As conclusões apresentadas no artigo se baseiam nas dez edições do Emissions Gap Report (relatório que explora o descasamento entre emissões prometidas e cumpridas), produzido pelo Programa das Nações Unidas para o Meio Ambiente (PNUMA). Ao longo da última década, pesquisadores produziram relatórios revelando a diferença entre os compromissos assumidos pelos países para reduzir suas emissões de gases de efeito estufa e o que seria necessário fazer, coletivamente, para cumprir as metas globais.
Bons exemplos
Apesar do cenário nada animador, alguns países, estados e cidades têm dado lições de sustentabilidade. Segundo o artigo, 76 países e regiões e 14 estados e comunidades instituíram como meta zerar suas emissões líquidas de carbono (quando o balanço entre emissão e captura de carbono se torna nulo). Para encurtar o “gap”, os autores ressaltam que é fundamental ampliar a escala dessas histórias de sucesso, tornando-as exemplos para os demais.
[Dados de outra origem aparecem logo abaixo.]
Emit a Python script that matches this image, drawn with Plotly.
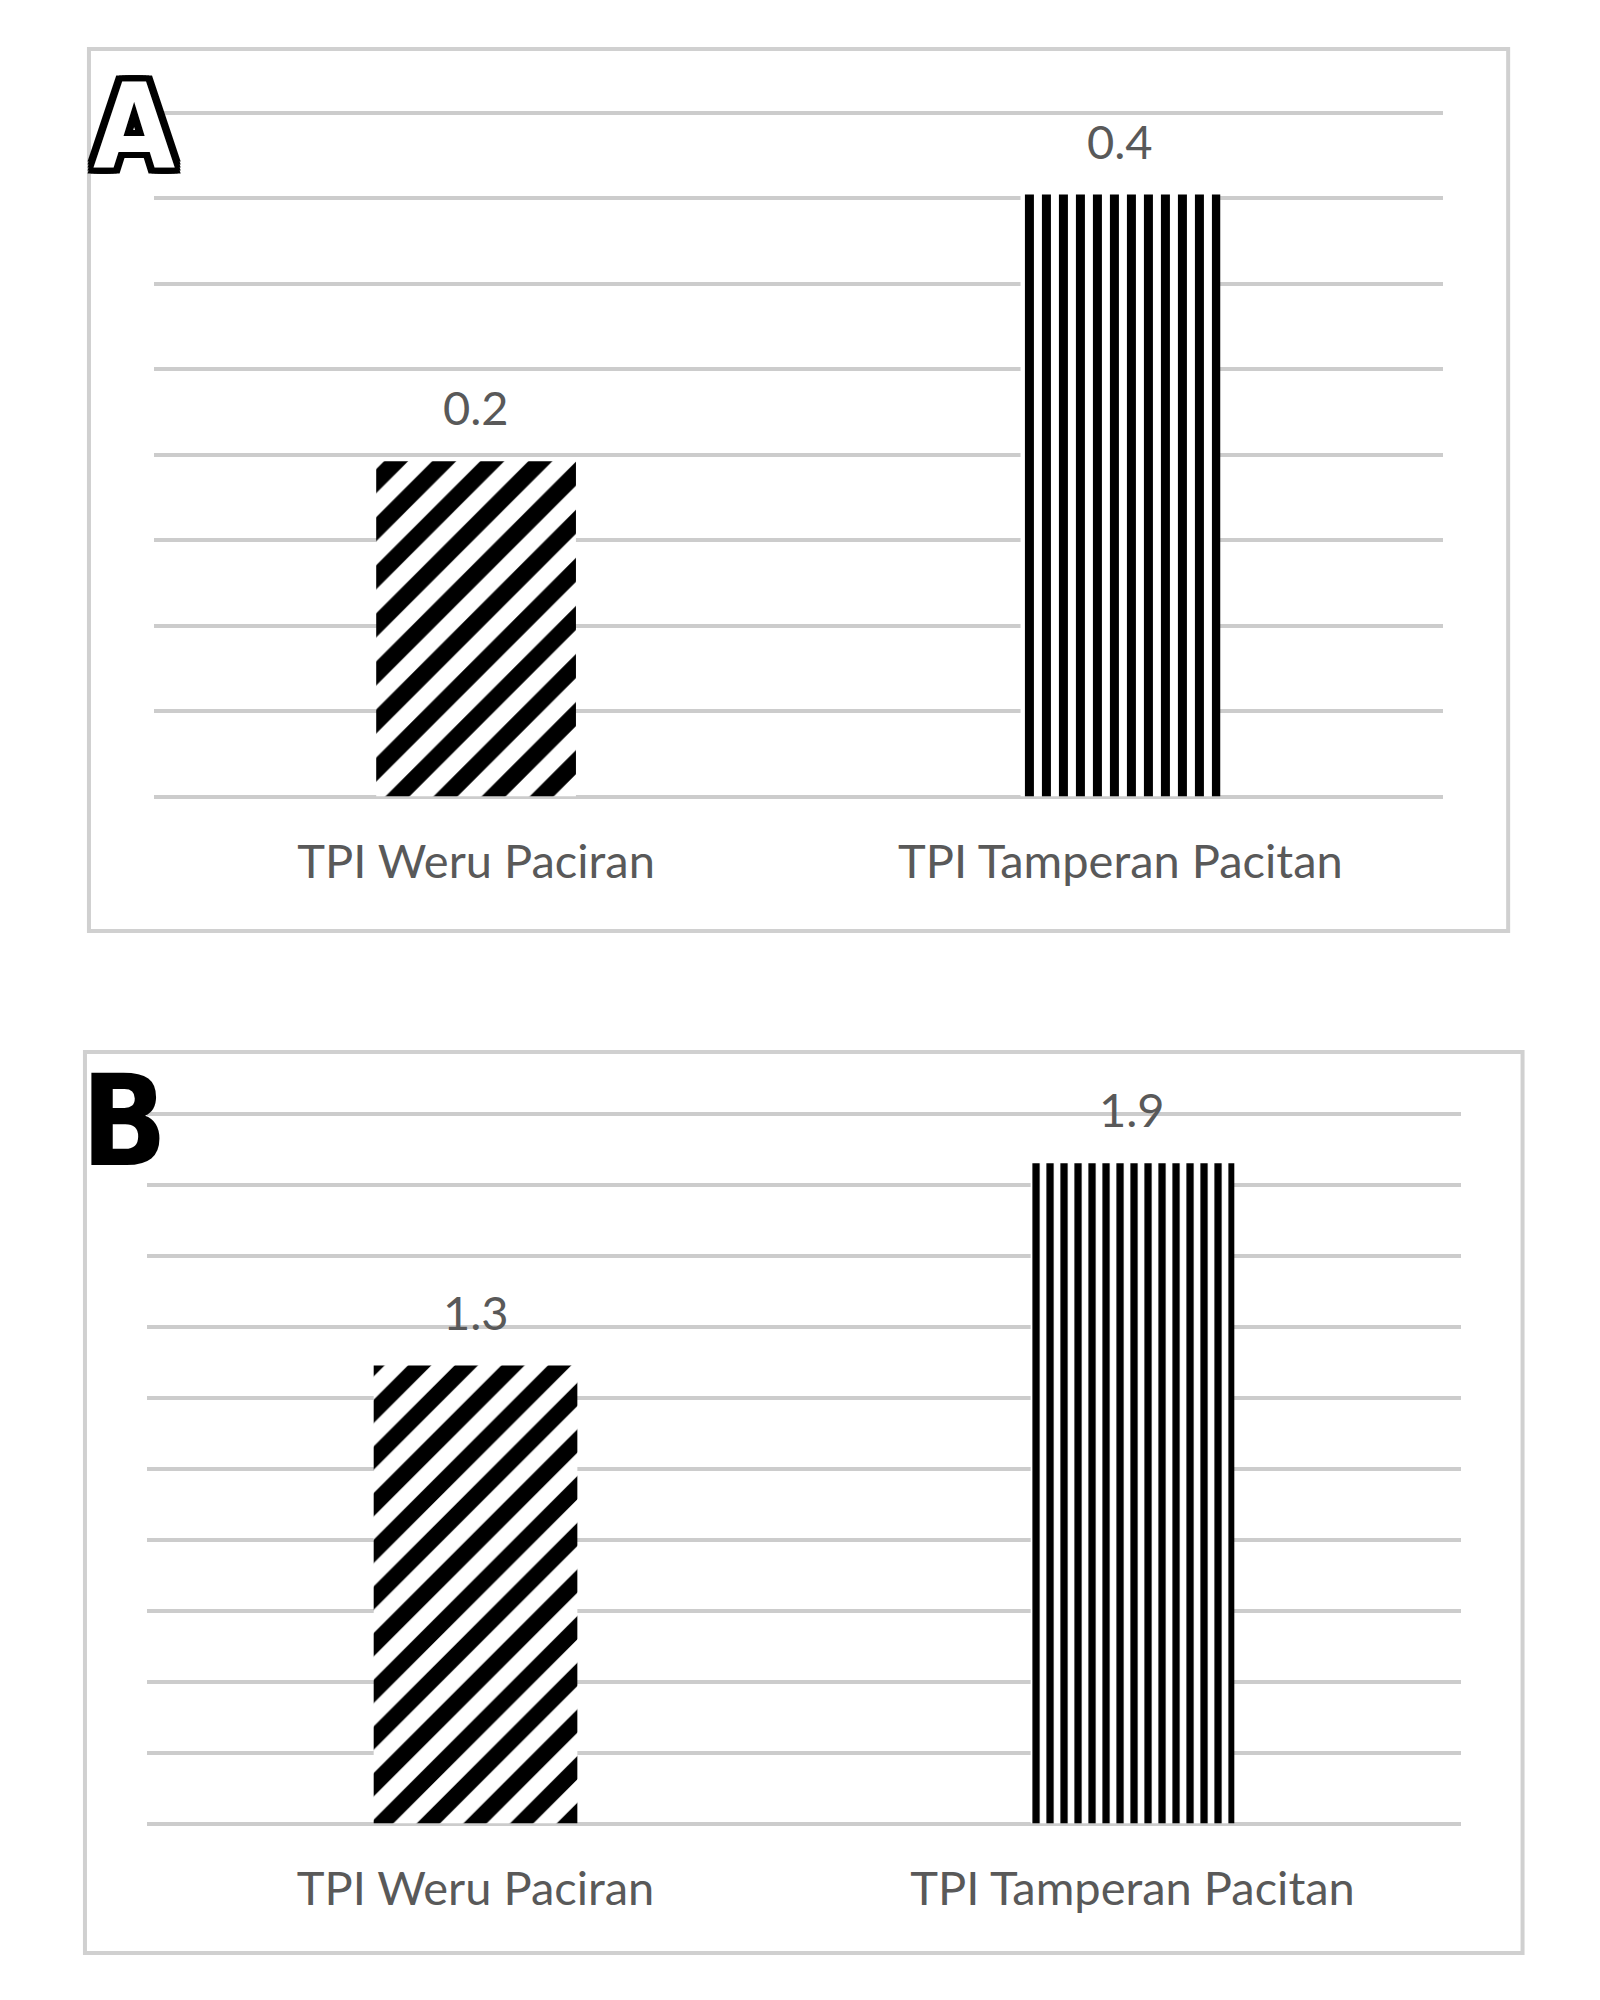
import plotly.graph_objects as go

# data
categories = ["TPI Weru Paciran", "TPI Tamperan Pacitan"]
panel_a_values = [0.196, 0.352]
panel_b_values = [1.29, 1.86]
panel_a_max = 0.4
panel_b_max = 2.0

GRID = "#cccccc"
TEXT = "#595959"
FONT = "Lato"

fig = go.Figure()

# panel A
fig.add_trace(go.Bar(
    x=categories, y=panel_a_values, xaxis="x", yaxis="y",
    marker=dict(color="white", line=dict(width=0),
                pattern=dict(shape=["/", "|"], fgcolor="black", bgcolor="white",
                             size=[34, 17], solidity=[0.5, 0.53], fillmode="replace")),
    showlegend=False,
))
# panel B
fig.add_trace(go.Bar(
    x=categories, y=panel_b_values, xaxis="x2", yaxis="y2",
    marker=dict(color="white", line=dict(width=0),
                pattern=dict(shape=["/", "|"], fgcolor="black", bgcolor="white",
                             size=[33, 14], solidity=[0.5, 0.52], fillmode="replace")),
    showlegend=False,
))

# value labels above bars
for xa, ya, vals in [("x", "y", panel_a_values), ("x2", "y2", panel_b_values)]:
    for c, v in zip(categories, vals):
        fig.add_annotation(x=c, y=v, xref=xa, yref=ya, text=f"{v:.1f}",
                           showarrow=False, xanchor="center", yanchor="middle", yshift=54,
                           font=dict(family=FONT, size=47, color=TEXT))

xaxis_style = dict(showgrid=False, zeroline=False, showline=False,
                   ticks="outside", ticklen=24, tickcolor="rgba(0,0,0,0)",
                   tickfont=dict(family=FONT, size=47, color=TEXT), fixedrange=True)
yaxis_style = dict(showgrid=True, gridcolor=GRID, gridwidth=4, zeroline=True,
                   zerolinecolor=GRID, zerolinewidth=4, showticklabels=False,
                   showline=False, ticks="", tick0=0)

# range is padded a little so the top gridline (0.4 / 2.0) still gets drawn
fig.update_layout(
    width=1600, height=2000,
    margin=dict(l=0, r=0, t=0, b=0),
    paper_bgcolor="white", plot_bgcolor="white",
    bargap=0.69,
    xaxis=dict(domain=[0.0912, 0.8966], anchor="y", **xaxis_style),
    yaxis=dict(domain=[0.60575, 0.96485], anchor="x", range=[0, panel_a_max * 1.05],
               dtick=0.05, **yaxis_style),
    xaxis2=dict(domain=[0.0869, 0.9081], anchor="y2", **xaxis_style),
    yaxis2=dict(domain=[0.09225, 0.465], anchor="x2", range=[0, panel_b_max * 1.05],
                dtick=0.2, **yaxis_style),
)

# panel frames
fig.add_shape(type="rect", xref="paper", yref="paper", x0=0.0506, x1=0.9376, y0=0.5385, y1=0.9795,
              line=dict(color="#d0d0d0", width=4), layer="below")
fig.add_shape(type="rect", xref="paper", yref="paper", x0=0.0481, x1=0.9466, y0=0.0275, y1=0.478,
              line=dict(color="#d0d0d0", width=4), layer="below")

# panel letters
outline = ", ".join(f"{dx}px {dy}px 0 #000" for dx in (-6, -3, 0, 3, 6) for dy in (-6, -3, 0, 3, 6) if dx or dy)
fig.add_annotation(x=0.0785, y=0.9405, xref="paper", yref="paper", text="<b>A</b>", showarrow=False,
                   xanchor="center", yanchor="middle",
                   font=dict(family="DejaVu Sans Condensed, DejaVu Sans", size=118, color="white",
                             shadow=outline))
fig.add_annotation(x=0.0722, y=0.4435, xref="paper", yref="paper", text="<b>B</b>", showarrow=False,
                   xanchor="center", yanchor="middle",
                   font=dict(family="DejaVu Sans Condensed, DejaVu Sans", size=126, color="black"))

fig.write_html("out.html")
Costa Rica, Shenzhen (China) e Copenhague mostram avanços no uso de energias renováveis e na eletrificação de transporte. A Califórnia e o Reino Unido fixaram metas ambiciosas para atingir a neutralidade nas emissões de carbono até 2045 e 2050, respectivamente. “Pela dimensão dessas economias, trata-se de um forte sinal para o setor industrial. Mas ainda não é algo implementado, está no campo das intenções”, avalia Schaeffer. “Alguns estados, regiões e mesmo empresas estão tomando iniciativas próprias, indo além da inércia dos governos nacionais. Isso gera um bom sinal para descarbonização progressiva da economia”, complementa o professor do Programa de Planejamento Energético da Coppe.
Os custos das energias renováveis estão caindo mais rapidamente do que se esperava. A geração solar ou eólica se tornará financeiramente mais competitiva do que as termelétricas a carvão já implementadas nos últimos anos. Os custos decrescentes, incluindo de baterias de armazenamento, abrem possibilidades para a eletrificação de baixo carbono, em larga escala.
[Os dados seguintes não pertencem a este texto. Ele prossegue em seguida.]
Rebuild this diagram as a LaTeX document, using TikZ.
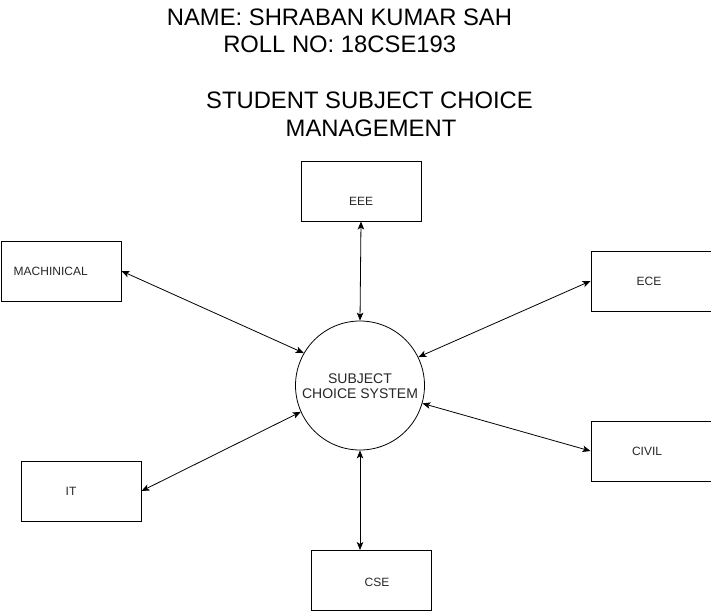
\documentclass[tikz,border=0pt]{standalone}
\usepackage{fontspec}
\setmainfont{Liberation Sans}
\usetikzlibrary{arrows.meta}
\begin{document}
\begin{tikzpicture}[x=1pt,y=-1pt,
  box/.style={draw=black,line width=1pt,minimum width=120pt,minimum height=60pt,inner sep=0pt,anchor=north west},
  sys/.style={draw=black,line width=0.8pt,circle,minimum size=129pt,inner sep=0pt},
  lbl/.style={anchor=base,inner sep=0pt,font=\fontsize{12}{14}\selectfont,text=black!85},
  clbl/.style={anchor=base,inner sep=0pt,font=\fontsize{14}{16}\selectfont,text=black!85},
  ttl/.style={anchor=base,inner sep=0pt,font=\fontsize{23.8}{28}\selectfont},
  link/.style={line width=0.8pt,{Stealth[length=8pt,width=6.5pt,inset=2pt]}-{Stealth[length=8pt,width=6.5pt,inset=2pt]}}
]
\useasboundingbox (0,0) rectangle (711,611);
% titles
\node[ttl] (t1) at (339.5,25.3) {NAME: SHRABAN KUMAR SAH};
\node[ttl] (t2) at (339.7,52.7) {ROLL NO: 18CSE193};
\node[ttl] (t3) at (369.5,108.7) {STUDENT SUBJECT CHOICE};
\node[ttl] (t4) at (371,136.7) {MANAGEMENT};
% boxes
\node[box] (eee) at (300.5,160.5) {};
\node[box] (mach) at (0.5,240.5) {};
\node[box] (ece) at (590.5,250.5) {};
\node[box] (civil) at (590.5,420.5) {};
\node[box] (it) at (20.5,460.5) {};
\node[box] (cse) at (310.5,550) {};
% labels
\node[lbl] (leee) at (361,205) {EEE};
\node[lbl,anchor=base west] (lmach) at (13.5,275) {MACHINICAL};
\node[lbl] (lece) at (649,285) {ECE};
\node[lbl] (lcivil) at (647,455) {CIVIL};
\node[lbl] (lit) at (71,495.5) {IT};
\node[lbl] (lcse) at (377,586) {CSE};
% central circle
\node[sys] (sys) at (360,385.5) {};
\node[clbl] (s1) at (360,383.3) {SUBJECT};
\node[clbl] (s2) at (360,398.3) {CHOICE SYSTEM};
% connectors
\draw[link] (eee.south) -- (sys.north);
\draw[link] (mach.east) -- (sys.150.6);
\draw[link] (ece.west) -- (sys.26.3);
\draw[link] (civil.west) -- (sys.-16.1);
\draw[link] (it.east) -- (sys.204.9);
\draw[link] (sys.south) -- (sys.south |- cse.north);
\end{tikzpicture}
\end{document}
O artigo contém uma tabela na qual são avaliados os sete maiores emissores de GEE do mundo: China, Estados Unidos, União Europeia, Índia, Rússia, Indonésia e Brasil. Apenas Brasil e Indonésia aparecem com perspectivas de retrocederem em seus compromissos e emitirem ainda mais carbono do que se comprometeram no passado. E o motivo é o mesmo: aumento no desmatamento. Esse cenário foi antecipado por Roberto Schaeffer e três professores do PPE: André Lucena, Alexandre Sklo e Pedro Rochedo, além dos pesquisadores Alexandre Koberle e Regis Rathman, em 2018, na revista Nature Climate Change.
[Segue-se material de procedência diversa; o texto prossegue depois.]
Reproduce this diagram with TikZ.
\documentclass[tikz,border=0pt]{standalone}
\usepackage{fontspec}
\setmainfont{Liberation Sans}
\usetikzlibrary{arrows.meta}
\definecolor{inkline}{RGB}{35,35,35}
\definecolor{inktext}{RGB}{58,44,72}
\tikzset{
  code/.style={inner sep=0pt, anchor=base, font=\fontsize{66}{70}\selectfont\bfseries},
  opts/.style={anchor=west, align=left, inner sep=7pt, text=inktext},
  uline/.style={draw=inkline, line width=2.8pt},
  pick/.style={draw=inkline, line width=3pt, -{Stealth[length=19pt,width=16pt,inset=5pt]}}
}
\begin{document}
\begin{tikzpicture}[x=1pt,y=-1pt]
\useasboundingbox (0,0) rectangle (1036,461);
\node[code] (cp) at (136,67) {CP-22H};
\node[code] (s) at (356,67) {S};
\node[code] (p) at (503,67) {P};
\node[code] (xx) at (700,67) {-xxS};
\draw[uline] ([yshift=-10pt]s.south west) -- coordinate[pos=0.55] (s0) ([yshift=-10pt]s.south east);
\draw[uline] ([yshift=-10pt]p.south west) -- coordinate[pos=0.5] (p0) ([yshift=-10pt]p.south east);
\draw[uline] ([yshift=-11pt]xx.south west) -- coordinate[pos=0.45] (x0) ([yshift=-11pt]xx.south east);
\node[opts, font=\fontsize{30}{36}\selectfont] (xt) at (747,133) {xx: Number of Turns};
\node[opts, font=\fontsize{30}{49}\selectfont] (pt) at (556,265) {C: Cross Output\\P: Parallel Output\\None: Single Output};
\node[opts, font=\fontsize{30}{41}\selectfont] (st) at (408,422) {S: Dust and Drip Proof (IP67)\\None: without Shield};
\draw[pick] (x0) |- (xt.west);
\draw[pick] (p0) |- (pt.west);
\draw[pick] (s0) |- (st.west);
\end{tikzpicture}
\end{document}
Conforme relembra o professor da Coppe, faz parte do Acordo de Paris que as partes signatárias revisariam, a cada cinco anos, suas Contribuições Nacionalmente Determinada (NDCs). “Em novembro, em Glasgow (Reino Unido), será realizada a próxima COP. Cada país deverá apresentar NDCs no mínimo tão ambiciosas quanto as que foram apresentadas em Paris. O Brasil, lamentavelmente, não dá sinais de que fará isso”, critica.